This is what I read in the article you refute: In a follow-up video, the two Tesla influencers confirmed that the Model Y had a broken sway bar bracket and damaged suspension components. The vehicle is also throwing out a lot of warnings. Yes, I read it, too. It doesn't change my statement. The guy openly told the cop it looked like a piece of paper in the road. My question is whether FSD should in the future try to dodge what the driver perceives as a piece of paper in the road?
Had the driver been in charge and dodged the "piece of paper" in the road, the problem would have been averted. Same is true if FSD dodged it.
There is no reason to anticipate FSD will outperform the human eye. Taking it one step beyond, what would FSD equipped with LiDAR have done? Moved into the oncoming traffic lane to avoid the piece of paper? Or properly perceived it as a steal piece of truck frame? Or would it have had a crisis of sensor contention? (LiDar says do this, Vision says do that?)

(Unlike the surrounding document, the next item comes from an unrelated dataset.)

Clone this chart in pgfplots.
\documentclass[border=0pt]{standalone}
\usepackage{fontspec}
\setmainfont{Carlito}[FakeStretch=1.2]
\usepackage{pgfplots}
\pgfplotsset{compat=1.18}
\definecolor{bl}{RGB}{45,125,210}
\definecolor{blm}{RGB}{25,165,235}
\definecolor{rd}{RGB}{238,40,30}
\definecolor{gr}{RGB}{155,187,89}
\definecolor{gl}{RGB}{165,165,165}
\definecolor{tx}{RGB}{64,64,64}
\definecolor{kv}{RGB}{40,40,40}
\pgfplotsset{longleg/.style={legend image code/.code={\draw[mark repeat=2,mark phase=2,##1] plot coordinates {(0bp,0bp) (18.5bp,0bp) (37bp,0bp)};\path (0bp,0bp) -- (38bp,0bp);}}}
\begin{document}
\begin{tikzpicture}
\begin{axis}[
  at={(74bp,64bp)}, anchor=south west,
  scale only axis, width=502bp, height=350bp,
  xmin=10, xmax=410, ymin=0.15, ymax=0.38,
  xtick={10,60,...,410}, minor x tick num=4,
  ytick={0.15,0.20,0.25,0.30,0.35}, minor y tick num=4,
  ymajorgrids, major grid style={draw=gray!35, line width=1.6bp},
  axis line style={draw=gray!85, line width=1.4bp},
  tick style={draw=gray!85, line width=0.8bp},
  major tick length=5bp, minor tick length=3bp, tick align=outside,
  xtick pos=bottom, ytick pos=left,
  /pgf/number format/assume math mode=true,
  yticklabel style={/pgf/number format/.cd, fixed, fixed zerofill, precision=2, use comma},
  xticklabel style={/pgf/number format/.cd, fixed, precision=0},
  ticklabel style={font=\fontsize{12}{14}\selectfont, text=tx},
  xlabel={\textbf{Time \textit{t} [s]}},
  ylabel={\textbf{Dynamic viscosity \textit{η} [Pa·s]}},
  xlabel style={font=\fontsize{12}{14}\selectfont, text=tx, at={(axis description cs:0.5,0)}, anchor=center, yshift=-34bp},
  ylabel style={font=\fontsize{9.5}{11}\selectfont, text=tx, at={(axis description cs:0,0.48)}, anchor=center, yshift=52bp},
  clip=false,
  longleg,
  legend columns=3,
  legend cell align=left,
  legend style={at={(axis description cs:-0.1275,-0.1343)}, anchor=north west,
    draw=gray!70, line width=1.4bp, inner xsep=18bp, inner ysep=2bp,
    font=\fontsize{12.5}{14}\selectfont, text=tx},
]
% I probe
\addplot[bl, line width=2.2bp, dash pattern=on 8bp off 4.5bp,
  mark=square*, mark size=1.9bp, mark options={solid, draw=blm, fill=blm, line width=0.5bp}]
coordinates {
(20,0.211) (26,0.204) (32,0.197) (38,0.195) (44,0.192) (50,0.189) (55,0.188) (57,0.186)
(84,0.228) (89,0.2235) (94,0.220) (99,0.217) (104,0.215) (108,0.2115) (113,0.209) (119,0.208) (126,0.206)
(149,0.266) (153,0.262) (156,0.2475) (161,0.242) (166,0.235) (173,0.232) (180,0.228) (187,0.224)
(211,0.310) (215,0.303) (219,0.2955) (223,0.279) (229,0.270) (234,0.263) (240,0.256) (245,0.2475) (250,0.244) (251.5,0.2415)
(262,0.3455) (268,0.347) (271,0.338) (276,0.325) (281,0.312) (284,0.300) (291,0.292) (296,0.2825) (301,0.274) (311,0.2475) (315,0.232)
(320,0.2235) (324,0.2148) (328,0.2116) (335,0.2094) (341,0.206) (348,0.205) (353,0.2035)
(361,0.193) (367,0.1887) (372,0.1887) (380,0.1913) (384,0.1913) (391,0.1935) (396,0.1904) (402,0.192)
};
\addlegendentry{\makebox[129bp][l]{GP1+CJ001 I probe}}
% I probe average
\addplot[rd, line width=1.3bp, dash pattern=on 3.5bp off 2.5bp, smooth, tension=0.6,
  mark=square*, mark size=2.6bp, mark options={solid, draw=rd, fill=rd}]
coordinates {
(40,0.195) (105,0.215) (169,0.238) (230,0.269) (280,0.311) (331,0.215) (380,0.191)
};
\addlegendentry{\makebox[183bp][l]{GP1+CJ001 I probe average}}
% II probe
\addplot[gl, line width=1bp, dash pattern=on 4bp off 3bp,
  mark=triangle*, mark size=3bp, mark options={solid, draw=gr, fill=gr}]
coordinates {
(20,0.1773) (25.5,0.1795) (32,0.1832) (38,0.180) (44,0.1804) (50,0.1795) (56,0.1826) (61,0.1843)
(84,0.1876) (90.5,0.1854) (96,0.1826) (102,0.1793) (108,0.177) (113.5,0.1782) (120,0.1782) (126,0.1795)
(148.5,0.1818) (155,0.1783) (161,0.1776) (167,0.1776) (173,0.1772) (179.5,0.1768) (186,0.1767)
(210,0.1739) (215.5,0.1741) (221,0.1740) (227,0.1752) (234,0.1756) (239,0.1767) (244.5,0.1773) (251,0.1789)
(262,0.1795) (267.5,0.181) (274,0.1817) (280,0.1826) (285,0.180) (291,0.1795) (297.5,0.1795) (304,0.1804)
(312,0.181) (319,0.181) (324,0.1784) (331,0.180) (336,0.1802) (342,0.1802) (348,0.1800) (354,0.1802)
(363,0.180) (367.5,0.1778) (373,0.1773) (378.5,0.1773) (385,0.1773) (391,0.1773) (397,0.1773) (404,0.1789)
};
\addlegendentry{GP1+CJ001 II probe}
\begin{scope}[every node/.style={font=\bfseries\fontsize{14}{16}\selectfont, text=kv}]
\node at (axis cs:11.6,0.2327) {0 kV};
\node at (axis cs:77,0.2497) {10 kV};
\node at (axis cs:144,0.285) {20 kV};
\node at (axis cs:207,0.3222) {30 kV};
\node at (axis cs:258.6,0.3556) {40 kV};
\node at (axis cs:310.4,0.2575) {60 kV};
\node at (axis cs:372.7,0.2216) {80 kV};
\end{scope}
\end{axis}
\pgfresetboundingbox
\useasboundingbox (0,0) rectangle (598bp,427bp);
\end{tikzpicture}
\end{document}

It is an interesting case study I guess. But reality is these circumstances will occur and over time systems will learn what to do with it, whether it is a Tesla or a WayMo. For now, this is why users are instructed that the system is an "assist", not a self-driving system. I'm pretty sure that is clear to anyone using the system.
So, all the way around, the driver was at fault here, not Tesla's self-driving in development.

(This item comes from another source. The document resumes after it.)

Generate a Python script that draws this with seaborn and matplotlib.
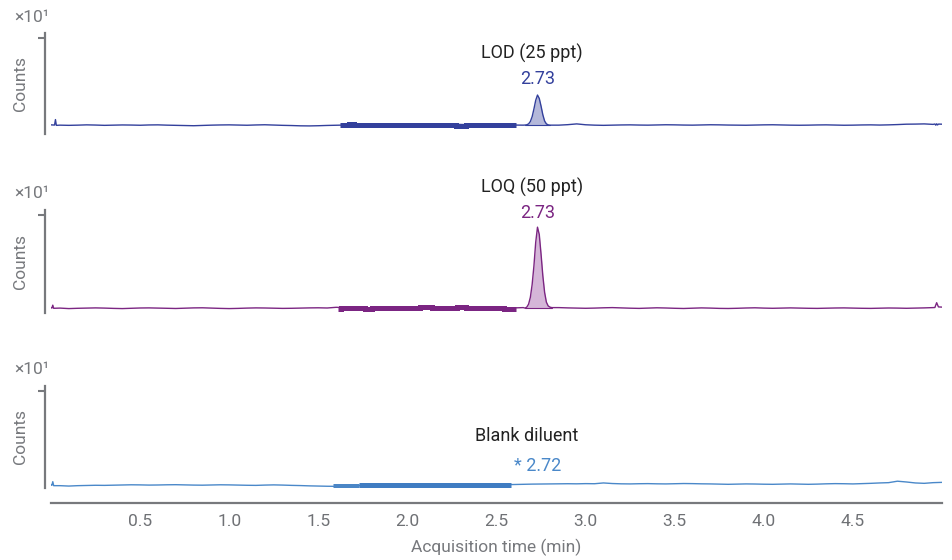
import numpy as np
import pandas as pd
import matplotlib
matplotlib.use("Agg")
import matplotlib.pyplot as plt
import seaborn as sns

# ---------------- data ----------------
t_grid = [round(0.05 * i, 2) for i in range(101)]

lod_base = [0.95, 0.92, 0.90, 0.92, 0.95, 0.93, 0.90, 0.92, 0.94, 0.93,
            0.91, 0.94, 0.95, 0.92, 0.90, 0.88, 0.86, 0.89, 0.92, 0.94,
            0.95, 0.93, 0.91, 0.94, 0.96, 0.93, 0.90, 0.88, 0.85, 0.84,
            0.86, 0.89, 0.91, 0.93, 0.95, 1.00, 1.02, 0.99, 0.97, 0.98,
            1.00, 0.98, 0.96, 0.97, 0.99, 1.01, 0.99, 0.97, 0.98, 1.00,
            0.98, 0.95, 0.93, 0.92, 0.93, 0.95, 0.93, 0.92, 0.97, 1.05,
            0.96, 0.92, 0.90, 0.92, 0.94, 0.95, 0.93, 0.92, 0.94, 0.96,
            0.95, 0.93, 0.92, 0.94, 0.96, 0.95, 0.93, 0.92, 0.91, 0.93,
            0.95, 0.96, 0.94, 0.92, 0.91, 0.92, 0.94, 0.95, 0.93, 0.91,
            0.92, 0.94, 0.95, 0.93, 0.95, 0.98, 1.02, 1.03, 1.05, 1.00, 1.02]
lod_peak_t = [2.66, 2.67, 2.68, 2.69, 2.70, 2.71, 2.72, 2.73, 2.74, 2.75,
              2.76, 2.77, 2.78, 2.79, 2.80]
lod_peak_y = [0.93, 0.96, 1.05, 1.30, 1.80, 2.60, 3.50, 4.05, 3.70, 2.90,
              2.00, 1.35, 1.05, 0.95, 0.92]
lod_spike_t = [0.02, 0.025, 0.03, 4.96, 4.965, 4.97, 4.975, 4.98]
lod_spike_y = [0.93, 1.50, 0.90, 1.04, 0.92, 1.06, 0.94, 1.03]

loq_base = [0.55, 0.50, 0.45, 0.48, 0.50, 0.52, 0.50, 0.47, 0.45, 0.48,
            0.51, 0.52, 0.50, 0.48, 0.46, 0.49, 0.52, 0.53, 0.50, 0.47,
            0.45, 0.47, 0.50, 0.52, 0.51, 0.49, 0.47, 0.48, 0.50, 0.52,
            0.53, 0.51, 0.58, 0.55, 0.50, 0.47, 0.48, 0.50, 0.52, 0.50,
            0.48, 0.50, 0.53, 0.55, 0.52, 0.50, 0.49, 0.50, 0.52, 0.50,
            0.48, 0.50, 0.52, 0.55, 0.52, 0.50, 0.52, 0.55, 0.52, 0.50,
            0.48, 0.50, 0.53, 0.55, 0.52, 0.49, 0.47, 0.50, 0.53, 0.51,
            0.48, 0.46, 0.49, 0.52, 0.50, 0.47, 0.46, 0.48, 0.51, 0.53,
            0.50, 0.48, 0.50, 0.52, 0.50, 0.48, 0.47, 0.49, 0.51, 0.52,
            0.50, 0.48, 0.47, 0.49, 0.51, 0.50, 0.48, 0.50, 0.52, 0.55, 0.60]
loq_peak_t = [2.66, 2.67, 2.68, 2.69, 2.70, 2.71, 2.72, 2.73, 2.74, 2.75,
              2.76, 2.77, 2.78, 2.79, 2.80, 2.81]
loq_peak_y = [0.50, 0.60, 0.90, 1.60, 2.90, 4.80, 7.20, 8.75, 8.00, 6.00,
              3.80, 2.10, 1.10, 0.72, 0.60, 0.55]
loq_spike_t = [0.005, 0.01, 0.015, 4.96, 4.97, 4.98]
loq_spike_y = [0.50, 0.80, 0.48, 0.56, 1.05, 0.62]

blank_base = [0.30, 0.24, 0.20, 0.24, 0.26, 0.28, 0.27, 0.29, 0.31, 0.33,
              0.32, 0.30, 0.31, 0.33, 0.34, 0.32, 0.30, 0.29, 0.31, 0.33,
              0.32, 0.30, 0.28, 0.27, 0.30, 0.32, 0.30, 0.27, 0.25, 0.22,
              0.20, 0.18, 0.17, 0.19, 0.22, 0.26, 0.28, 0.29, 0.30, 0.31,
              0.32, 0.31, 0.30, 0.32, 0.33, 0.32, 0.31, 0.33, 0.34, 0.33,
              0.32, 0.34, 0.36, 0.38, 0.40, 0.41, 0.42, 0.43, 0.44, 0.43,
              0.45, 0.44, 0.52, 0.46, 0.43, 0.42, 0.44, 0.45, 0.43, 0.42,
              0.44, 0.46, 0.45, 0.43, 0.42, 0.40, 0.38, 0.40, 0.42, 0.41,
              0.39, 0.38, 0.40, 0.42, 0.40, 0.38, 0.40, 0.43, 0.45, 0.44,
              0.42, 0.45, 0.48, 0.52, 0.55, 0.70, 0.62, 0.52, 0.48, 0.55, 0.58]
blank_spike_t = [0.005, 0.01, 0.015]
blank_spike_y = [0.28, 0.65, 0.24]

# integration baseline segments (time, level)
lod_int_t = [1.62, 1.67, 1.67, 1.70, 1.70, 2.27, 2.27, 2.33, 2.33, 2.61]
lod_int_y = [0.90, 0.90, 1.00, 1.00, 0.90, 0.90, 0.78, 0.78, 0.90, 0.90]
loq_int_t = [1.61, 1.63, 1.63, 1.76, 1.76, 1.80, 1.80, 2.07, 2.07, 2.14,
             2.14, 2.28, 2.28, 2.33, 2.33, 2.54, 2.54, 2.61]
loq_int_y = [0.45, 0.45, 0.52, 0.52, 0.40, 0.40, 0.50, 0.50, 0.58, 0.58,
             0.50, 0.50, 0.58, 0.58, 0.50, 0.50, 0.42, 0.42]
blank_int1_t = [1.58, 1.73]
blank_int1_y = [0.18, 0.18]
blank_int2_t = [1.73, 2.58]
blank_int2_y = [0.28, 0.28]

titles = ["LOD (25 ppt)", "LOQ (50 ppt)", "Blank diluent"]
rt_labels = ["2.73", "2.73", "* 2.72"]
x_ticks = [0.5, 1.0, 1.5, 2.0, 2.5, 3.0, 3.5, 4.0, 4.5]

colors = ["#33409c", "#7b2582", "#4a88c9"]
fills = ["#b4b8da", "#d5b6d8", None]


def merge(base, extra_t, extra_y, pt=None, py=None):
    t = np.array(t_grid, dtype=float)
    y = np.array(base, dtype=float)
    if pt is not None:
        m = (t < pt[0] - 0.001) | (t > pt[-1] + 0.001)
        t = np.concatenate([t[m], pt])
        y = np.concatenate([y[m], py])
    t = np.concatenate([t, extra_t])
    y = np.concatenate([y, extra_y])
    o = np.argsort(t, kind="stable")
    return pd.DataFrame({"t": t[o], "y": y[o]})


traces = [merge(lod_base, lod_spike_t, lod_spike_y, lod_peak_t, lod_peak_y),
          merge(loq_base, loq_spike_t, loq_spike_y, loq_peak_t, loq_peak_y),
          merge(blank_base, blank_spike_t, blank_spike_y)]
peaks = [(lod_peak_t, lod_peak_y), (loq_peak_t, loq_peak_y), None]
ints = [[(lod_int_t, lod_int_y, colors[0])],
        [(loq_int_t, loq_int_y, colors[1])],
        [(blank_int1_t, blank_int1_y, "#4b86c6"), (blank_int2_t, blank_int2_y, "#3f7cc2")]]

# ---------------- style ----------------
sns.set_theme(style="white")
plt.rcParams["font.family"] = ["Roboto", "DejaVu Sans"]
gray = "#77797d"

W, H = 953, 560
fig = plt.figure(figsize=(W / 100, H / 100), dpi=100)

panel_px = [(33, 134), (210, 313), (386, 488)]
x0, x1 = 51, 942
title_y = [8.42, 12.8, 5.35]
rt_y = [5.72, 10.19, 2.26]
title_x = [2.70, 2.70, 2.67]
rt_x = [2.73, 2.73, 2.73]

for i in range(3):
    top, bot = panel_px[i]
    ax = fig.add_axes([x0 / W, 1 - bot / H, (x1 - x0) / W, (bot - top) / H])
    df = traces[i]
    sns.lineplot(data=df, x="t", y="y", ax=ax, color=colors[i], lw=1.0,
                 estimator=None, sort=False)
    if peaks[i] is not None:
        pt, py = peaks[i]
        lvl = min(py[0], py[-1])
        ax.fill_between(pt, lvl, py, color=fills[i], lw=0, zorder=1)
        ax.plot([pt[0], pt[-1]], [lvl, lvl], color=colors[i], lw=0.8)
    for it, iy, c in ints[i]:
        ax.plot(it, iy, color=c, lw=3.6, solid_capstyle="butt",
                solid_joinstyle="miter", zorder=3)
    ax.set_xlim(0, 5)
    ax.set_ylim(0, 10.5)
    ax.set_yticks([10])
    ax.set_yticklabels([""])
    ax.tick_params(axis="y", left=True, length=5, width=1.5, color=gray)
    for s in ["top", "right"]:
        ax.spines[s].set_visible(False)
    ax.spines["left"].set_color(gray)
    ax.spines["left"].set_linewidth(1.6)
    ax.spines["left"].set_position(("outward", 4.3))
    ax.set_ylabel("Counts", color=gray, fontsize=12.5)
    ax.yaxis.set_label_coords(-0.026, 0.5)
    ax.text(-0.021, 1.158, "×10¹", transform=ax.transAxes, ha="center",
            va="center", color=gray, fontsize=12.5)
    ax.text(title_x[i], title_y[i], titles[i], ha="center", va="center",
            color="#222222", fontsize=13, clip_on=False)
    ax.text(rt_x[i], rt_y[i], rt_labels[i], ha="center", va="center",
            color=colors[i], fontsize=13, clip_on=False)
    if i < 2:
        ax.spines["bottom"].set_visible(False)
        ax.set_xticks([])
        ax.set_xlabel("")
    else:
        ax.spines["bottom"].set_color(gray)
        ax.spines["bottom"].set_linewidth(1.6)
        ax.spines["bottom"].set_position(("outward", 10.8))
        ax.set_xticks(x_ticks)
        ax.set_xticklabels([f"{v:.1f}" for v in x_ticks], color="#6f7175",
                           fontsize=12.5)
        ax.tick_params(axis="x", bottom=True, length=0, pad=8)
        ax.set_xlabel("Acquisition time (min)", color=gray, fontsize=12.5)
        ax.xaxis.set_label_coords(0.5, -0.50)
    ax.set_facecolor("none")

fig.savefig("out.png", dpi=100)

We bought a car about 6 months ago that has some kind of driver "assist". Basically it is like FSD for straight roads only. If you turn it on and it comes to a curve, the car will attempt to "pull over" when it gets to the curve. Totally useless crap, but someone may think it is useful, if all the roads are staight lol. It is up to me, the driver, to know that if I turned that on and came to curve, I shouldn't expect it to make the turn. About the dumbest "feature" imaginable in a car, but I was warned and could figure out myself as to its fitness for use.